I’ll be rambling about bust position next in my sprawling Ted talk on the mechanics of the bra. 🙂 I’d love to hear any thoughts, and if anyone knows more about the weird history of bra size standards, I’d love to hear more on this.

7 thoughts on “All About the Bra Band: It’s Cantilevered!”

  1. I was reading up on this myself a few weeks ago. I refuse to understand the logic about “plus 4” or whatever. I refuse to try on 40 bras just to find what fits. I have found something recently that is alright, but I am still not sure if it fits right. I’ll be watching for your next post!

    1. I agree completely! I feel the same way about dress sizing, really. Just using actual measurements would reduce so much confusion across the board.

  2. My ex (a civil engineer) used to explain the wonders of the strapless bra by analogy with the flying buttress. I’ve learned about cup size from your post, thank you! I think the most important thing about a new bra is the person who fits it. Without an expert you might as well buy from a lucky dip.

  3. You are right about many women being more rectuangular, in a sense, than hourglass shaped. I got quite a shock when I viewed the drape based on my custom made dress form. I am quite a rectangle with small dart intake. Finding the perfect–or even close–bra size has been difficult because of sloping shoulders and a chest that slopes inwards until it comes to the small bustline. How do you fit the bras you make for different sizes? Do you use a form?
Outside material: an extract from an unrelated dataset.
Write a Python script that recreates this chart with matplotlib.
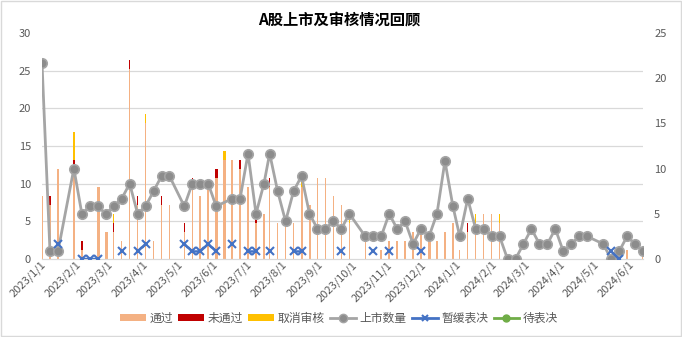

    1. I seem to have had two very long winded responses that I wrote to your comments disappear when I hit send, so apologies if your inbox is bombarded with stuff, lol. To make my previous long story short, no, I tried making a custom duct tape form, and while it was very helpful in understanding the shape and planes of my body, it was a heavy, weird, not inspiring thing to work with, so now I just drape on a 36b mannequin and adjust using my pattern slopers. I’m very rectangular, too, and broad backed, with a build that resembles more of a small masculine build with boobs than a typical feminine dress form. There is also a press and seal plastic wrap that I tried making a bust form with, but even that wasn’t more accurate than what I ended up with from pattern experimentation. But for sewing for others, I’ve usually done a mockup, since most people wear a different size than they think they do, and because the best part of having a bra made for you is that you can adjust for personal fit needs. This is what I plan to do for underwired bras when I offer them on Etsy, too, since I’m a super small hobbyist business at the moment, and I’d rather sew carefully for a few people who are very happy with the fit than just make more meh fitting bras in a world already full of them. 🙂

      1. I will be on the lookout for the underwire ones. I love what you already have but my needs are for more uplift. Also, I like the feeling of support that underwire and boning (if used) provide.